Infine, il numero dei lavoratori altamente specializzati/qualificati è aumentato nell’ultimo anno del 5,8 per cento (+464 mila), pari al 96,5 per cento dei nuovi posti di lavoro creati nel 2023; mentre rispetto al 2019 la variazione rimane positiva (+2,3 per cento), ma più contenuta rispetto all’anno precedente (+192 mila) con una incidenza del 40,7 per cento sui nuovi posti di lavoro creati in questo ultimo quadriennio.
QUALI SONO LE criticità
Ma la Cgia avverte che «nonostante possiamo contare su questi risultati così significativamente importanti, permangono ancora delle criticità che fatichiamo a superare».
La principale rimane il basso tasso di occupazione; tra i 20 Paesi dell’Area dell’Euro, l’Italia è fanalino di coda con un “misero” 61,5 per cento, contro una media dell’Eurozona del 70,1 per cento.
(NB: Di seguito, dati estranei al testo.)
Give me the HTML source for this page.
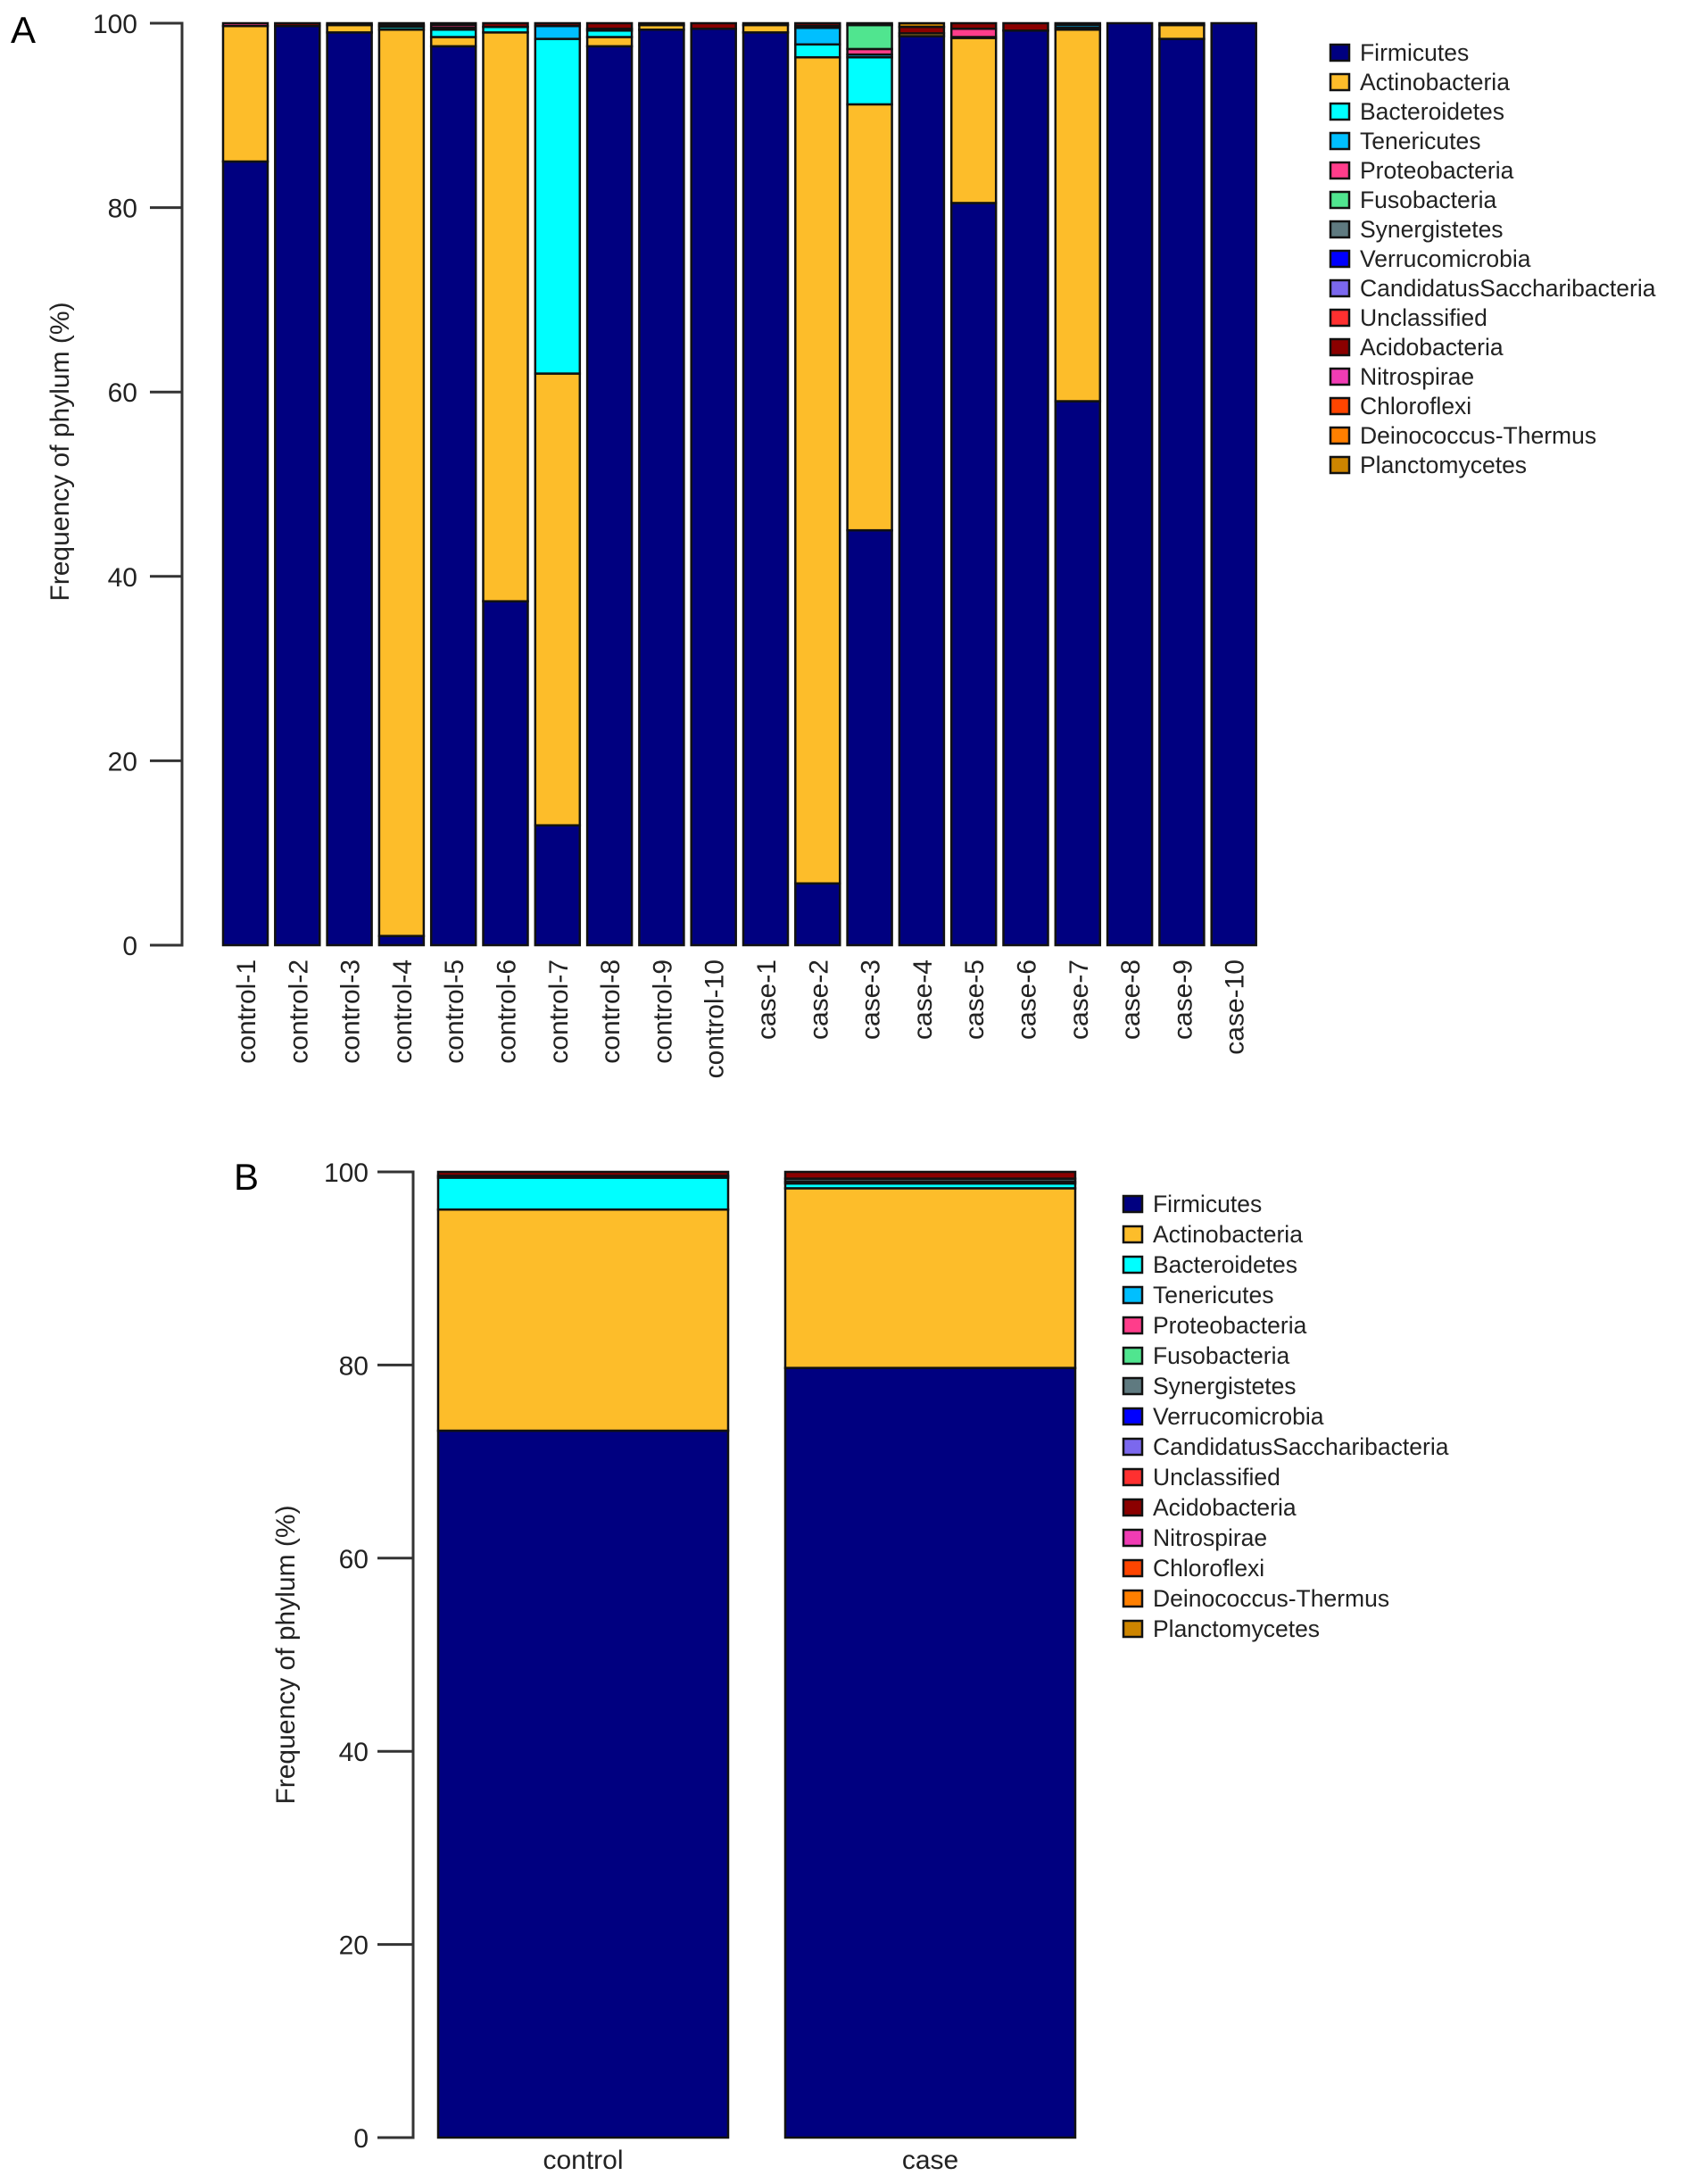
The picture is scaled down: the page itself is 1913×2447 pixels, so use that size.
<!DOCTYPE html>
<html><head><meta charset="utf-8"><style>
html,body{margin:0;padding:0;background:#fff;}
svg{display:block;font-family:"Liberation Sans",Arial,sans-serif;}
</style></head><body>
<svg id="chart" width="1913" height="2447" viewBox="0 0 1913 2447" xmlns="http://www.w3.org/2000/svg">
<text x="12" y="48" font-size="42">A</text>
<text x="262" y="1333" font-size="42">B</text>
<text transform="translate(77,506) rotate(-90)" text-anchor="middle" font-size="30" fill="#222">Frequency of phylum (%)</text>
<text transform="translate(330,1854) rotate(-90)" text-anchor="middle" font-size="30" fill="#222">Frequency of phylum (%)</text>
<g id="gA"></g>
<g id="gB"></g>
</svg>
<script>
const phyla = ["Firmicutes","Actinobacteria","Bacteroidetes","Tenericutes","Proteobacteria","Fusobacteria","Synergistetes","Verrucomicrobia","CandidatusSaccharibacteria","Unclassified","Acidobacteria","Nitrospirae","Chloroflexi","Deinococcus-Thermus","Planctomycetes"];
const colors = ["#000080","#fdbd2a","#00ffff","#00bfff","#ff3d8b","#50e58f","#5f7a80","#0000ff","#7b68ee","#ff3030","#8b0000","#f03cb4","#ff4500","#ff7f00","#cd8500"];
const samplesA = ["control-1","control-2","control-3","control-4","control-5","control-6","control-7","control-8","control-9","control-10","case-1","case-2","case-3","case-4","case-5","case-6","case-7","case-8","case-9","case-10"];
// values per sample in phyla order
const valuesA = [
[85,14.7,0,0,0.3,0,0,0,0,0,0,0,0,0,0],
[99.7,0,0,0,0,0,0,0,0,0,0.3,0,0,0,0],
[99,0.8,0,0,0,0,0,0,0,0,0.2,0,0,0,0],
[1,98.3,0.3,0.2,0,0,0,0,0,0,0.2,0,0,0,0],
[97.5,1,0.8,0.2,0.3,0,0,0,0,0,0.2,0,0,0,0],
[37.3,61.7,0.6,0,0,0,0,0,0,0,0.4,0,0,0,0],
[13,49,36.3,1.4,0,0,0,0,0,0,0.3,0,0,0,0],
[97.5,1,0.7,0.2,0,0,0,0,0,0,0.6,0,0,0,0],
[99.3,0.5,0,0,0,0,0,0,0,0,0.2,0,0,0,0],
[99.4,0,0,0,0,0,0,0,0,0,0.6,0,0,0,0],
[99,0.8,0,0,0,0,0,0,0,0,0.2,0,0,0,0],
[6.7,89.6,1.4,1.8,0.2,0,0,0,0,0,0.3,0,0,0,0],
[45,46.2,5.1,0.3,0.6,2.6,0,0,0,0,0.2,0,0,0,0],
[98.6,0.3,0,0,0,0,0,0,0,0,0.7,0,0,0,0.4],
[80.5,17.9,0.1,0,0.9,0,0,0,0,0,0.6,0,0,0,0],
[99.2,0,0,0,0,0,0,0,0,0,0.8,0,0,0,0],
[59,40.3,0.2,0.3,0,0,0,0,0,0,0.2,0,0,0,0],
[100,0,0,0,0,0,0,0,0,0,0,0,0,0,0],
[98.3,1.5,0,0,0,0,0,0,0,0,0.2,0,0,0,0],
[100,0,0,0,0,0,0,0,0,0,0,0,0,0,0]];
const groupsB = ["control","case"];
const valuesB = [
[73.2,22.9,3.3,0.2,0,0,0,0,0,0,0.4,0,0,0,0],
[79.7,18.6,0.5,0.2,0,0,0.3,0,0,0,0.7,0,0,0,0]];
const ticks = [0,20,40,60,80,100];
const tickLabels = ["0","20","40","60","80","100"];

const NS="http://www.w3.org/2000/svg";
function mk(tag,attrs,parent){const e=document.createElementNS(NS,tag);for(const k in attrs)e.setAttribute(k,attrs[k]);parent.appendChild(e);return e;}

function panel(g,cfg,cats,vals){
  const y=v=>cfg.y0-(cfg.y0-cfg.y100)*v/100;
  const ax=mk('path',{d:`M${cfg.tickL},${y(100)}H${cfg.axX}V${y(0)}H${cfg.tickL}`,fill:'none',stroke:'#333','stroke-width':3},g);
  
  
  ticks.forEach((t,i)=>{
    const tl=mk('line',{x1:cfg.tickL,x2:cfg.axX,y1:y(t),y2:y(t),stroke:'#333','stroke-width':3},g);
    
    
    const tx=mk('text',{x:cfg.labX,y:y(t)+11,'text-anchor':'end','font-size':30,fill:'#222'},g);
    tx.textContent=tickLabels[i];
    
    
  });
  cats.forEach((c,i)=>{
    const x=cfg.x0+i*cfg.step;
    let cum=0;
    vals[i].forEach((v,j)=>{
      if(v<=0)return;
      const r=mk('rect',{x:x,y:y(cum+v),width:cfg.w,height:y(cum)-y(cum+v),fill:colors[j],stroke:'#111','stroke-width':2.5},g);
      
      
      cum+=v;
    });
    let t;
    if(cfg.rot){
      t=mk('text',{transform:`translate(${x+cfg.w/2+11},${cfg.labY}) rotate(-90)`,'text-anchor':'end','font-size':30,fill:'#222'},g);
    } else {
      t=mk('text',{x:x+cfg.w/2,y:cfg.labY,'text-anchor':'middle','font-size':30,fill:'#222'},g);
    }
    t.textContent=c;
    
    
  });
  phyla.forEach((p,j)=>{
    const cy=cfg.legY+j*cfg.legStep;
    const s=mk('rect',{x:cfg.legX,y:cy-9,width:21,height:18,fill:colors[j],stroke:'#111','stroke-width':2.5},g);
    
    
    const t=mk('text',{x:cfg.legX+33,y:cy+9,'font-size':26.5,fill:'#222'},g);
    t.textContent=p;
    
    
  });
}
panel(document.getElementById('gA'),{y0:1059,y100:26,axX:204,tickL:168,labX:154,x0:250,step:58.3,w:50,rot:true,labY:1075,legX:1491,legY:59,legStep:33},samplesA,valuesA);
panel(document.getElementById('gB'),{y0:2395,y100:1313,axX:463,tickL:423,labX:413,x0:491,step:389,w:325,rot:false,labY:2430,legX:1259,legY:1349,legStep:34},groupsB,valuesB);
</script>
</body></html>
Non va trascurato nemmeno il trend registrato dai lavoratori autonomi; rispetto al 2019 sono scesi di 223 mila unità (- 4,2 per cento), nonostante nell’ultimo anno ci sia stato un leggero segnale di ripresa pari + 62mila unità (+1,3 per cento). Senza contare che, purtroppo, l’Italia conta storicamente su livelli retributivi mediamente più bassi degli altri Paesi dell’Ue, a causa di un livello di produttività del lavoro molto basso, di un tasso dei Neet elevatissimo e di un tasso occupazionale relativo alle donne più contenuto di tutta Europa.
soprattutto al Sud.
Negli ultimi anni (2019-2023) a livello territoriale, secondo il dossier Cgia, sono le regioni del Mezzogiorno ad aver registrato gli incrementi occupazionali più importanti.
Rispetto al 2019 la Puglia ha segnato un ragguardevole + 6,3 per cento (+77 mila unità), seguono la Liguria e la Sicilia entrambe con il +5,2 per cento (la prima con +31 mila unità e la seconda con +69 mila), la Campania con il +3,6 per cento (+58 mila unità) e la Basilicata con il +3,5 per cento (+7 mila unità).
L’Abruzzo, in questo caso, è 10° con un + 1,9% (+ 10mila unità). Se però mettiamo a confronto il 2023 con l’anno precedente, a guidare la classifica è la Sicilia (+ 5,5%) seguita dall’Abruzzo (+4%, pari a + 19.000 lavoratori). A livello provinciale, nel periodo 2019-2023, è Lecce con un +16,5 per cento (+ 36.500 unità) ad aver conseguito l’incremento percentuale più significativo del Paese rispetto al periodo pre-pandemico. Seguono Benevento con il +12,4 per cento (+10mila unità), Enna con il +11,2 per cento (+4.800 unità), Frosinone con il +10,9 per cento (+16.600 unità) e Ragusa con il +9,4 per cento (+10 mila unità).
In Abruzzo, nel periodo lungo 2019-2023, la prima provincia è quella di Chieti (20esima in Italia con un + 5,6%) seguita dal Teramano (al 51esimo posto con un + 2,4%), e dalla provincia di Pescara (58esima, + 1,7%). Ma l’Aquilano fa registrare un dato negativo (- 2,9%). Non tutto il Mezzogiorno, infatti, ha potuto contare su risultati positivi.
Tra gli ultimi posti della graduatoria provinciale troviamo altre realtà del Sud: in particolare Sardegna e Siracusa dove la contrazione occupazionale è stata per entrambe del -4,3 per cento (la prima con -4.900 unità e la seconda con -5 mila), Caltanissetta con il -5,2 per cento (-3.400 unità), Sassari con il -6,8 per cento (-12.600 unità) e, infine, chiude la classifica la provincia marchigiana di Fermo con il -7,9 per cento (-6 mila unità).